- _WORK REQUIRED_:
Return each line of the listing below, unchanged, and omit the images.

- _MATERIAL PROVIDED_:
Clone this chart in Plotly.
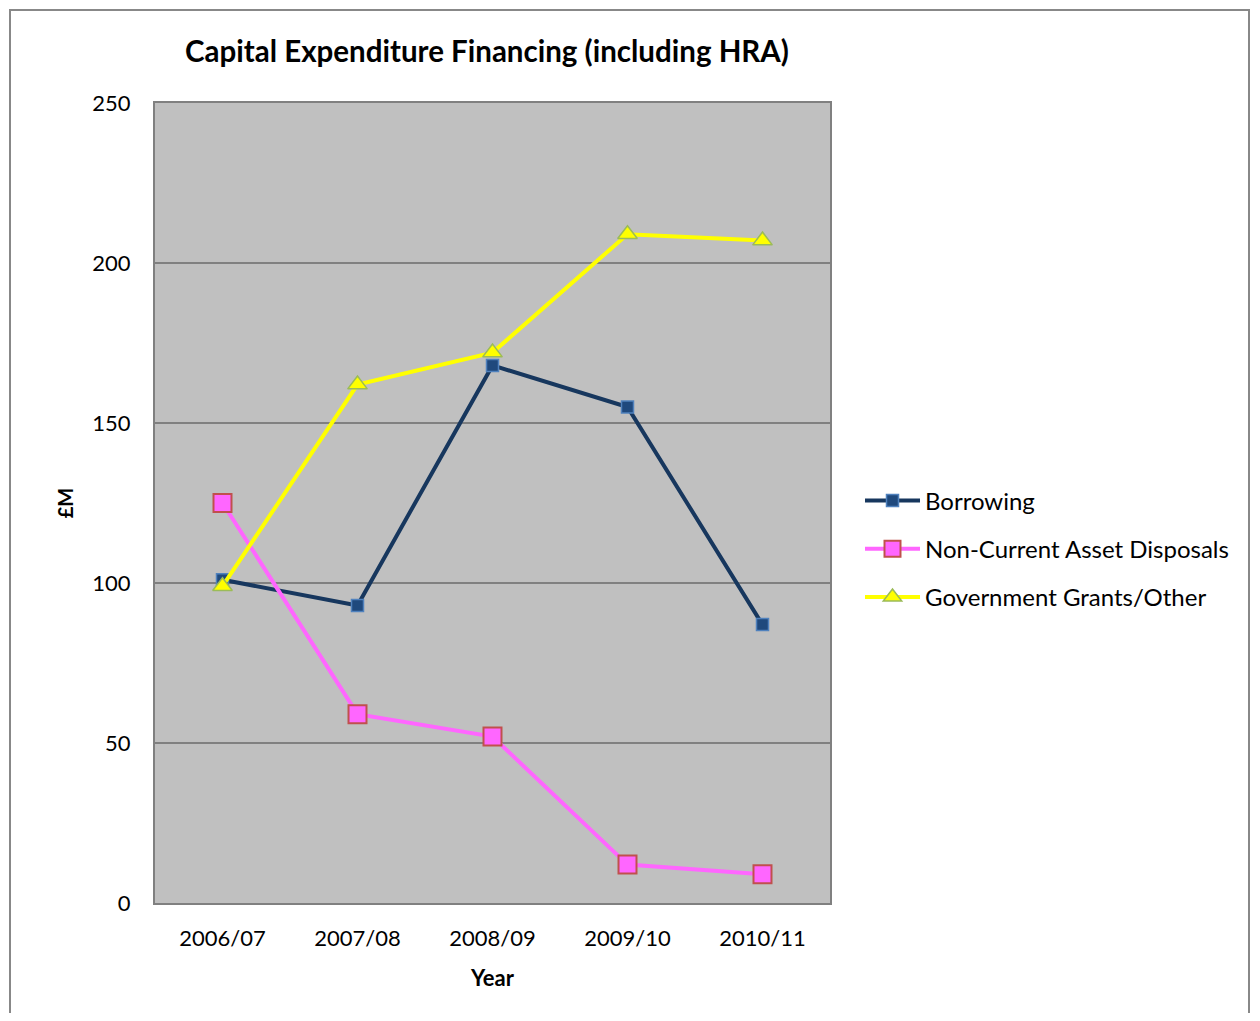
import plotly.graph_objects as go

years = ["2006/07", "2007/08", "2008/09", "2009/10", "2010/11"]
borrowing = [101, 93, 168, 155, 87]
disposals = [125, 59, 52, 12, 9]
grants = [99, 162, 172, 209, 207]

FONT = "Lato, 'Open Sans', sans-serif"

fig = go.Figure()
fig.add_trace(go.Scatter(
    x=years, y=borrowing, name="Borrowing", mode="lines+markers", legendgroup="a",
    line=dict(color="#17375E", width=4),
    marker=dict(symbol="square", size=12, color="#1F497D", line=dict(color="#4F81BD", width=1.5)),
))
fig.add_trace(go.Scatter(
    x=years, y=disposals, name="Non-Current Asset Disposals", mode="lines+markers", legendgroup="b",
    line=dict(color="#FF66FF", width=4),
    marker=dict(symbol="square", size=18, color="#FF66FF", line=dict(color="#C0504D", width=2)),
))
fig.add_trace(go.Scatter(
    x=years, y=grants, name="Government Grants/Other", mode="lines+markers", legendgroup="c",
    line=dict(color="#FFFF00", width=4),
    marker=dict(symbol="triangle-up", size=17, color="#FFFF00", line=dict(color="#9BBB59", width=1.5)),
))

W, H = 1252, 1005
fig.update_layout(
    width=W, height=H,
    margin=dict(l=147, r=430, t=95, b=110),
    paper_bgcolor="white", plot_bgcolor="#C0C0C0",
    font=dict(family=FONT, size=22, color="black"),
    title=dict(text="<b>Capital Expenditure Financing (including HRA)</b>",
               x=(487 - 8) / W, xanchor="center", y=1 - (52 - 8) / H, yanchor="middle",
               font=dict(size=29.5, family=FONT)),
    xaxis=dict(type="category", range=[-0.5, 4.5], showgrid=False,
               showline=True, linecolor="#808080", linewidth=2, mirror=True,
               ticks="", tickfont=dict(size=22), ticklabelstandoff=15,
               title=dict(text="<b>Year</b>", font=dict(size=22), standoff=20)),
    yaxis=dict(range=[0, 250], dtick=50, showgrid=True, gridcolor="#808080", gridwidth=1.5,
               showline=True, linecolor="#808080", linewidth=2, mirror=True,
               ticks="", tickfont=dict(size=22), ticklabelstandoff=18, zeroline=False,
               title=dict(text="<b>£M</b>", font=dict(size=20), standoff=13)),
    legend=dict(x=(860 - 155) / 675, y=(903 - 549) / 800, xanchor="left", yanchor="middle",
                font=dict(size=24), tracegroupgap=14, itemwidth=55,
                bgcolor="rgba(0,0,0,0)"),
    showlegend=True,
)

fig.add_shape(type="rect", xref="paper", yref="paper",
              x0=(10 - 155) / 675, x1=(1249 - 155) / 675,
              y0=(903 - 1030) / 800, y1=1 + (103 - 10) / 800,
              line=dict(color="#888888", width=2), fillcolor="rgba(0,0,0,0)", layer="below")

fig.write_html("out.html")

- _RESULT_:
Clone this chart in Plotly.
import plotly.graph_objects as go

years = ["2006/07", "2007/08", "2008/09", "2009/10", "2010/11"]
borrowing = [101, 93, 168, 155, 87]
disposals = [125, 59, 52, 12, 9]
grants = [99, 162, 172, 209, 207]

FONT = "Lato, 'Open Sans', sans-serif"

fig = go.Figure()
fig.add_trace(go.Scatter(
    x=years, y=borrowing, name="Borrowing", mode="lines+markers", legendgroup="a",
    line=dict(color="#17375E", width=4),
    marker=dict(symbol="square", size=12, color="#1F497D", line=dict(color="#4F81BD", width=1.5)),
))
fig.add_trace(go.Scatter(
    x=years, y=disposals, name="Non-Current Asset Disposals", mode="lines+markers", legendgroup="b",
    line=dict(color="#FF66FF", width=4),
    marker=dict(symbol="square", size=18, color="#FF66FF", line=dict(color="#C0504D", width=2)),
))
fig.add_trace(go.Scatter(
    x=years, y=grants, name="Government Grants/Other", mode="lines+markers", legendgroup="c",
    line=dict(color="#FFFF00", width=4),
    marker=dict(symbol="triangle-up", size=17, color="#FFFF00", line=dict(color="#9BBB59", width=1.5)),
))

W, H = 1252, 1005
fig.update_layout(
    width=W, height=H,
    margin=dict(l=147, r=430, t=95, b=110),
    paper_bgcolor="white", plot_bgcolor="#C0C0C0",
    font=dict(family=FONT, size=22, color="black"),
    title=dict(text="<b>Capital Expenditure Financing (including HRA)</b>",
               x=(487 - 8) / W, xanchor="center", y=1 - (52 - 8) / H, yanchor="middle",
               font=dict(size=29.5, family=FONT)),
    xaxis=dict(type="category", range=[-0.5, 4.5], showgrid=False,
               showline=True, linecolor="#808080", linewidth=2, mirror=True,
               ticks="", tickfont=dict(size=22), ticklabelstandoff=15,
               title=dict(text="<b>Year</b>", font=dict(size=22), standoff=20)),
    yaxis=dict(range=[0, 250], dtick=50, showgrid=True, gridcolor="#808080", gridwidth=1.5,
               showline=True, linecolor="#808080", linewidth=2, mirror=True,
               ticks="", tickfont=dict(size=22), ticklabelstandoff=18, zeroline=False,
               title=dict(text="<b>£M</b>", font=dict(size=20), standoff=13)),
    legend=dict(x=(860 - 155) / 675, y=(903 - 549) / 800, xanchor="left", yanchor="middle",
                font=dict(size=24), tracegroupgap=14, itemwidth=55,
                bgcolor="rgba(0,0,0,0)"),
    showlegend=True,
)

fig.add_shape(type="rect", xref="paper", yref="paper",
              x0=(10 - 155) / 675, x1=(1249 - 155) / 675,
              y0=(903 - 1030) / 800, y1=1 + (103 - 10) / 800,
              line=dict(color="#888888", width=2), fillcolor="rgba(0,0,0,0)", layer="below")

fig.write_html("out.html")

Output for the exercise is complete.